Which lines run from the first one up to and including the one with "import matplotlib.pyplot as plt"? Print exactly those.

------------

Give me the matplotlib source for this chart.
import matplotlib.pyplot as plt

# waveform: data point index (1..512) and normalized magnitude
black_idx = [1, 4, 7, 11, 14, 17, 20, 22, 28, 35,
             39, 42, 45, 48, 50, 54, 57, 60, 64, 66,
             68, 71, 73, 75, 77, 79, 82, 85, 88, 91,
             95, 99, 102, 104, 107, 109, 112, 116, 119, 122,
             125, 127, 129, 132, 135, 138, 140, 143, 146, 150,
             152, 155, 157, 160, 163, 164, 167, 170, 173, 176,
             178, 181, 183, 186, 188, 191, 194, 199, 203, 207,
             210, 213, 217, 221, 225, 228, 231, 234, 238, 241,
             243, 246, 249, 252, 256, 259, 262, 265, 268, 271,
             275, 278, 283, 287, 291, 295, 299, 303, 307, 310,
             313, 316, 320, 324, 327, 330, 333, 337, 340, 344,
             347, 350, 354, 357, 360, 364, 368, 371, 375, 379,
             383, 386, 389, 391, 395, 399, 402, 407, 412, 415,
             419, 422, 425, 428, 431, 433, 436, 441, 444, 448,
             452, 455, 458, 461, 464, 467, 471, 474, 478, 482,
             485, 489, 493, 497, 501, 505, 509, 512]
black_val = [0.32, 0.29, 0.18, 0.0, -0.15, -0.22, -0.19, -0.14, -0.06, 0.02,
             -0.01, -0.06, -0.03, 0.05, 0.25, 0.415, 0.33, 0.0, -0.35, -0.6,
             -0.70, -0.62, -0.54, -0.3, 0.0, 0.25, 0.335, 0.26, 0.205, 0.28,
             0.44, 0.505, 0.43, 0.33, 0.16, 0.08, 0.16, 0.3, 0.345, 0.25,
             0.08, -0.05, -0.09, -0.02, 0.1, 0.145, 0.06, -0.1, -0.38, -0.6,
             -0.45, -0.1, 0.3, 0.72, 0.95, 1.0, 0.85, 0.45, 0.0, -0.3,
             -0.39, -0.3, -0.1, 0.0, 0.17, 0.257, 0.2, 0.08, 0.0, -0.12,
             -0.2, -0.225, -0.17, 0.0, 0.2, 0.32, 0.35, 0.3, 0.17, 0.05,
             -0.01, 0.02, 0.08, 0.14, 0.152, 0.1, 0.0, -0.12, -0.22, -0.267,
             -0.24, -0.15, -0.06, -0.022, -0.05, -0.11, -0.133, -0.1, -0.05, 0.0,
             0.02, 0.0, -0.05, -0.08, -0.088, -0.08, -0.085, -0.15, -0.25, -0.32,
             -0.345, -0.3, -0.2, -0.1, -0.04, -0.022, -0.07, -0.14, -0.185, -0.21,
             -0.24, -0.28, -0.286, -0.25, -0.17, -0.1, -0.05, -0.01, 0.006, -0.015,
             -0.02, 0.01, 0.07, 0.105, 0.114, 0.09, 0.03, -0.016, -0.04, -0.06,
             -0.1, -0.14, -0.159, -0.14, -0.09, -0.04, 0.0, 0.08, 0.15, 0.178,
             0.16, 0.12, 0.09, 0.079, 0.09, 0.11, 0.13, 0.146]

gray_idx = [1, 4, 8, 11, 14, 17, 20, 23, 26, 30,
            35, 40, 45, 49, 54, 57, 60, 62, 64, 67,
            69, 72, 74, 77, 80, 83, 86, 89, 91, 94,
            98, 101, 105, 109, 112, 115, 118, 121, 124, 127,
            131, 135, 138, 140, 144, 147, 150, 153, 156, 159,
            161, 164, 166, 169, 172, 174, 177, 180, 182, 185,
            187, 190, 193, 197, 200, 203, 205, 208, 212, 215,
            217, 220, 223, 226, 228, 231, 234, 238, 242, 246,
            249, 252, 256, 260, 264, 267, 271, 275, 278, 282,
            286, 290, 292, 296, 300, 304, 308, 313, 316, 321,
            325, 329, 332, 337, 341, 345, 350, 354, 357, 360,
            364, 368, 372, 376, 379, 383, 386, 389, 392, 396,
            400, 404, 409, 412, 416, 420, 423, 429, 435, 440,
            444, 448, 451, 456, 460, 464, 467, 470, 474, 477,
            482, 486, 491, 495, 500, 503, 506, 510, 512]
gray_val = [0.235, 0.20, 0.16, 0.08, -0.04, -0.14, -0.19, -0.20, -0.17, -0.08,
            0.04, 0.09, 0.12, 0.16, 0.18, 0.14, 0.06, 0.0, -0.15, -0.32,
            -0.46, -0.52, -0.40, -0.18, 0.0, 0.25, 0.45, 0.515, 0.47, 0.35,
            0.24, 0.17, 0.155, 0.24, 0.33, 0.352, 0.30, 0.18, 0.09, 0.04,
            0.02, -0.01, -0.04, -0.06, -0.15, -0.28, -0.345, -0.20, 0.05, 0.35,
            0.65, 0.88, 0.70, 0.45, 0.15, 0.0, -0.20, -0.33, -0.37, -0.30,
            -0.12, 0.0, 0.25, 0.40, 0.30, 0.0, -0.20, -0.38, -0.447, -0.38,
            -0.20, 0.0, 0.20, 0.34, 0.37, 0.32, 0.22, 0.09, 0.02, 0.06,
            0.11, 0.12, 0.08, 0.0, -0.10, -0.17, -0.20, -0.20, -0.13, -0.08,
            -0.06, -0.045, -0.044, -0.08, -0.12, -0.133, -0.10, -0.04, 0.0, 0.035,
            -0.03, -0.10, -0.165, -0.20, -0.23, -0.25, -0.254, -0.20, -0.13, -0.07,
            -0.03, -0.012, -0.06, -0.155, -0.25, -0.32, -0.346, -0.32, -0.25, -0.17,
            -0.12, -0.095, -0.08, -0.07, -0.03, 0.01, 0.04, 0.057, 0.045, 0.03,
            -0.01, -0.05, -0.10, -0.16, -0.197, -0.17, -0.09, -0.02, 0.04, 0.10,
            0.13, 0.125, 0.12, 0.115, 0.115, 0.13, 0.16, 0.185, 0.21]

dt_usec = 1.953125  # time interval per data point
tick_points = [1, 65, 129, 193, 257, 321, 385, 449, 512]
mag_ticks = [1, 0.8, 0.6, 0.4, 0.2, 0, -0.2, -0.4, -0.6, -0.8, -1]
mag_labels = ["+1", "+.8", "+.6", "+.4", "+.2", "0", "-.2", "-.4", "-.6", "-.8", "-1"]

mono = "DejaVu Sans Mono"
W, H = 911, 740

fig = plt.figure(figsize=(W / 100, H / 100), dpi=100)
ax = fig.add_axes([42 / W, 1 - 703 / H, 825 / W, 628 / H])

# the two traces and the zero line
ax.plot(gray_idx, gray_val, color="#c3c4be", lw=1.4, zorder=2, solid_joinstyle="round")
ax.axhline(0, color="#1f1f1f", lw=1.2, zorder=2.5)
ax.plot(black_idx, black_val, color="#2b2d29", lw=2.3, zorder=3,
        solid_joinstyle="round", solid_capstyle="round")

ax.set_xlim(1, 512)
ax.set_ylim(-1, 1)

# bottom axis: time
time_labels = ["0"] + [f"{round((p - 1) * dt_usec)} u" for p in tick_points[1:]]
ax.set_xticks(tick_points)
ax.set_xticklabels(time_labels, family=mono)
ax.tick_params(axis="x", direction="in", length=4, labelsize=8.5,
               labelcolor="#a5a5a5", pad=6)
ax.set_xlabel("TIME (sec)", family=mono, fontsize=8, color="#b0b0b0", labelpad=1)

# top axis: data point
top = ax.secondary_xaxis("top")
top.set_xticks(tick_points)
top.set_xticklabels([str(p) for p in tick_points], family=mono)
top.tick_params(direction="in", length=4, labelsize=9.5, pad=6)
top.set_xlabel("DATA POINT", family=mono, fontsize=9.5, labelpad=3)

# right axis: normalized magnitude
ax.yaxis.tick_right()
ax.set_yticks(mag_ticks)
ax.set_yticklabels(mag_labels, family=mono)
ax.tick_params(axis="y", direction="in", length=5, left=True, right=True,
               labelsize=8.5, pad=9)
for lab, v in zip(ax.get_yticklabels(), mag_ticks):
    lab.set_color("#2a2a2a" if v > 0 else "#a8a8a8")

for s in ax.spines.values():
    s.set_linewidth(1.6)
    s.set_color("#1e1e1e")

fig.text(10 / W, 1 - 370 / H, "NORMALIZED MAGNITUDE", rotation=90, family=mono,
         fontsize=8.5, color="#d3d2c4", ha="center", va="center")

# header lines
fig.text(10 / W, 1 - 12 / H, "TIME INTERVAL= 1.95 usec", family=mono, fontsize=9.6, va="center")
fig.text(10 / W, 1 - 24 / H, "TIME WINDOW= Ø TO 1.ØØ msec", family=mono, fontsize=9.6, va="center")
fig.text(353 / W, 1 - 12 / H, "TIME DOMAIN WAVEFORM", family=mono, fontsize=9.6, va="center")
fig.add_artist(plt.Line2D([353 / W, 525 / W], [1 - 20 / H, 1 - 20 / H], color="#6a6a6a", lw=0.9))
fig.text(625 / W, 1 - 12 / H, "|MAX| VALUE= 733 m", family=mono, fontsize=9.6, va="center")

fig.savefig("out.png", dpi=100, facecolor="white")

------------

* [Exercise response]:
Give me the matplotlib source for this chart.
import matplotlib.pyplot as plt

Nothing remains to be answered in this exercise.